Correspondent Roger Renstrom gathered these items at the Wilson Forum on Existing and Potential Applications of Composite Mater-ials in the Infrastructure, held March 11-12 in Burlingame, Calif. Fiber Technologies Inc. is ramping up production of fiber-reinforced-plastic, glued, laminated wood beams, known as FRP glulams, at plants in Drain and Swisshome, Ore.
Two business units of Akzo Nobel NV supply materials used to reinforce the beams, according to Leslie Cooke, who joined Fiber Technologies in September as technical director. The Fortafil Fibers Inc. unit of Knoxville, Tenn., supplies carbon fibers, and the Akzo Nobel Fibers Inc. unit in Conyers, Ga., supplies aramid fibers.
For a tension-only beam, the fiber-reinforced composite is sandwiched between the two lowest wood laminates in a glued stack.
If increased compression properties are needed, additional carbon fiber may be added between the two highest laminates. A FRP glulam beam can be 25-35 percent narrower than a regular glulam and carry the same load.
In October, the International Conference of Building Officials approved the technology, which Dan Tingley of Wood Science and Technology Institute in Corvallis, Ore., developed and licensed to Fiber Technologies. Oregon State University, also in Corvallis, tested and analyzed the technology during four years.

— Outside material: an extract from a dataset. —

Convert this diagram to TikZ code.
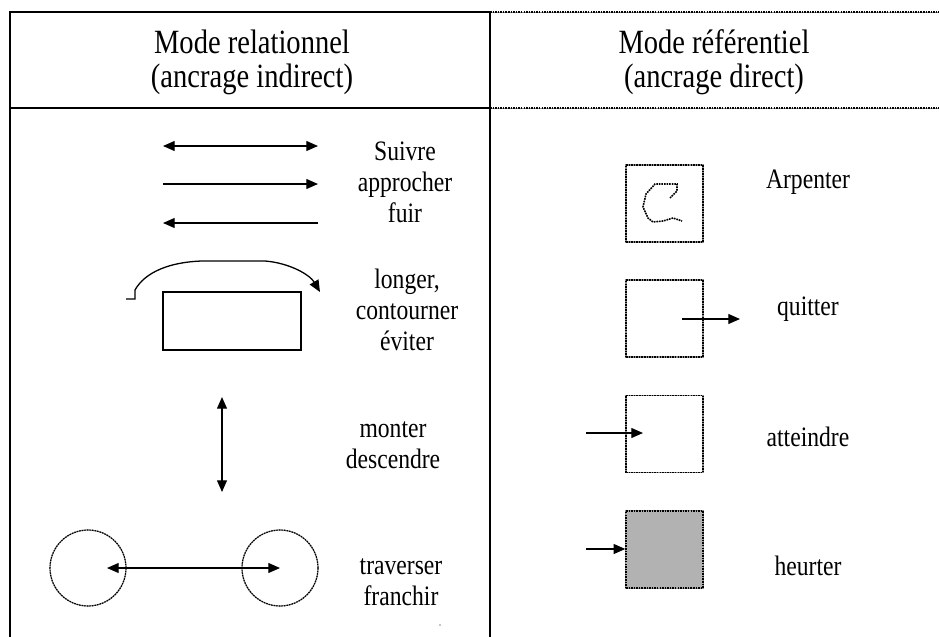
\documentclass[tikz,border=0pt]{standalone}
\usepackage{fontspec}
\setmainfont[FakeStretch=0.84]{Liberation Serif}
\usetikzlibrary{arrows.meta}

\begin{document}
\begin{tikzpicture}[x=0.03cm, y=-0.03cm,
    >={Triangle[length=10pt,width=8.5pt]},
    fleche/.style={line width=1.1pt},
    pointille/.style={line width=1.2pt, dash pattern=on 1.3pt off 0.9pt,
        preaction={draw, solid, black!45}},
    zone/.style={draw, pointille, rectangle, minimum size=2.31cm, inner sep=0pt},
    rond/.style={draw, pointille, line width=1pt, circle, minimum size=2.28cm, inner sep=0pt},
    tete/.style={align=center, font=\fontsize{29}{29}\selectfont},
    lbl/.style={align=center, font=\fontsize{24}{26.5}\selectfont}]
    \useasboundingbox (0,0) rectangle (939,637);

    % table frame
    \draw[line width=1.3pt] (490,12) -- (10,12) -- (10,637);
    \draw[line width=1.1pt] (10,108) -- (490,108);
    \draw[line width=1.8pt] (490,12) -- (490,108);
    \draw[line width=1.1pt] (490,108) -- (490,637);
    \draw[pointille, line width=1.5pt] (490,12) -- (939,12);
    \draw[pointille, line width=1.5pt] (490,108) -- (939,108);
    \node[tete] (hrel) at (252,62) {Mode relationnel\\(ancrage indirect)};
    \node[tete] (href) at (714,62) {Mode référentiel\\(ancrage direct)};

    % relational mode
    \coordinate (sa) at (163,146); \coordinate (sb) at (318,146);
    \coordinate (aa) at (163,184); \coordinate (ab) at (318,184);
    \coordinate (fa) at (318,223); \coordinate (fb) at (163,223);
    \draw[fleche, <->] (sa) -- (sb);
    \draw[fleche, ->] (aa) -- (ab);
    \draw[fleche, ->] (fa) -- (fb);
    \node[lbl] (suivre) at (405,182) {Suivre\\approcher\\fuir};

    \node[draw, line width=1.1pt, minimum width=4.14cm, minimum height=1.74cm, inner sep=0pt] (obst) at (232,321) {};
    \coordinate (ca) at (126,299);
    \draw[fleche, ->] (ca) -- (135,299) -- (135,290)
        .. controls (145,272) and (170,262) .. (202,261) -- (265,261)
        .. controls (290,263) and (310,275) .. (320,292);
    \node[lbl] (longer) at (407,310) {longer,\\contourner\\éviter};

    \coordinate (mh) at (222,397); \coordinate (mb) at (222,492);
    \draw[fleche, <->] (mh) -- (mb);
    \node[lbl] (monter) at (393,445) {monter\\descendre};

    \node[rond] (cg) at (88,568) {};
    \node[rond] (cd) at (280,568) {};
    \coordinate (tg) at (107,568);
    \draw[fleche, <->] (tg) -- (cd.center);
    \node[lbl] (trav) at (401,582) {traverser\\franchir};
    \fill (440,625) circle (0.6pt);

    % referential mode
    \node[zone] (b1) at (664.5,203.5) {};
    \draw[pointille, line width=1.4pt] (670,198) -- (677,191) -- (677,184) -- (655,184)
        -- (646,194) -- (643,207) -- (648,218) -- (653,222) -- (663,221) -- (673,218) -- (682,221);
    \node[lbl] (arp) at (808,182) {Arpenter};

    \node[zone] (b2) at (664.5,318.5) {};
    \coordinate (qa) at (682,319); \coordinate (qb) at (740,319);
    \draw[fleche, ->] (qa) -- (qb);
    \node[lbl] (quit) at (808,309) {quitter};

    \node[zone] (b3) at (664.5,434) {};
    \coordinate (ea) at (586,433); \coordinate (eb) at (643,433);
    \draw[fleche, ->] (ea) -- (eb);
    \node[lbl] (att) at (808,437) {atteindre};

    \node[zone, fill=black!30] (b4) at (664.5,549.5) {};
    \coordinate (ha) at (586,549);
    \draw[fleche, ->] (ha) -- (b4.west |- ha);
    \node[lbl] (heur) at (808,566) {heurter};
\end{tikzpicture}
\end{document}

Western Wood Structures Inc. of Tualatin, Ore., developed proprietary design software that allows a contractor or distributor to custom design structural properties to meet loading requirements of an FRP glulam beam.
Hexcel Fyfe retrofits college parking deck
In a seismic retrofit program, Hexcel Fyfe Co. is wrapping carbon fiber on 176 rectangular columns in a five-level parking garage at San Francisco State University.
The $350,000 project in San Francisco began in mid-February and will be completed in April, according to Edward Fyfe, president. Amoco Corp.'s Performance Products unit supplied standard polyacrylonitrile-based carbon fiber for the job.
Earlier, Hexcel Fyfe wrapped glass fiber on columns of the second of three parking garage retrofit projects at San Diego State University. In the first garage, another contractor assembled a steel cage around each column and pumped Shotcrete into a reinforcement jacket. A third contract awaits funding.
Hexcel Fyfe Co. of San Diego is a joint venture of structural material supplier Hexcel Corp. of Pleasanton, Calif., and system provider Fyfe Associates in Del Mar, Calif.
Diab Group features bulking mat, panel
Diab Group displayed its new Pro-Matt print barrier/bulking mat and Pro-Balsa panel.
The spun-glass mat of thermoplastic microspheres creates a sandwich composite when saturated with resin and placed between a skin coat and laminate. The mat's print barrier can help a gelcoat surface look like a Class A finish. The XG type, a glass-fiber veil, behaves like chopped-strand mat and conforms to complex curves. The XP type, a mat made with randomly laid polyester fibers, has stronger pre-wet strength while retaining the XG characteristics.
David Reed, San Diego-based regional sales manager, said the 4-by-8-foot panels, which will be available this spring, have a balsawood core and a skin of 18-ounce knitted fiberglass fabric and polyester resin. The panels in thicknesses of one-half, three-fourths and 1 inch, will be marketed for transportation applications including bus floors, and boat floors and bulkheads.
Diab Group has its U.S. subsidiary in DeSoto, Texas, and corporate office in Laholm, Sweden.
Blanket maker aims for commercial sales
Benchmark Thermal Corp. exhibited its flexible heating blankets in an effort to expand into the commercial market, particularly for infrastructure uses.
As a full-line manufacturer of heaters, Benchmark supplies blankets, radiant panels, cartridge heaters and air process heaters, principally for the aerospace market, said President Gil Mathew. The blankets range in size from 6 by 6 inches to 36 by 55 inches and can be used to control curing of advanced composites.
Benchmark, in Grass Valley, Calif., employs 55.
California consortium plans to incorporate
A new California-based consortium of contractors, material suppliers, military and government agency officials and university researchers is seeking to complete incorporation this spring, according to Brian Wilson, president of Wilson Composite Group Inc., a consulting firm in Folsom, Calif.
Known as Comstruct, the consortium aims to unify makers of fiber and resin systems and increase uses of polymers and advanced composites across a broad base of civil engineering applications.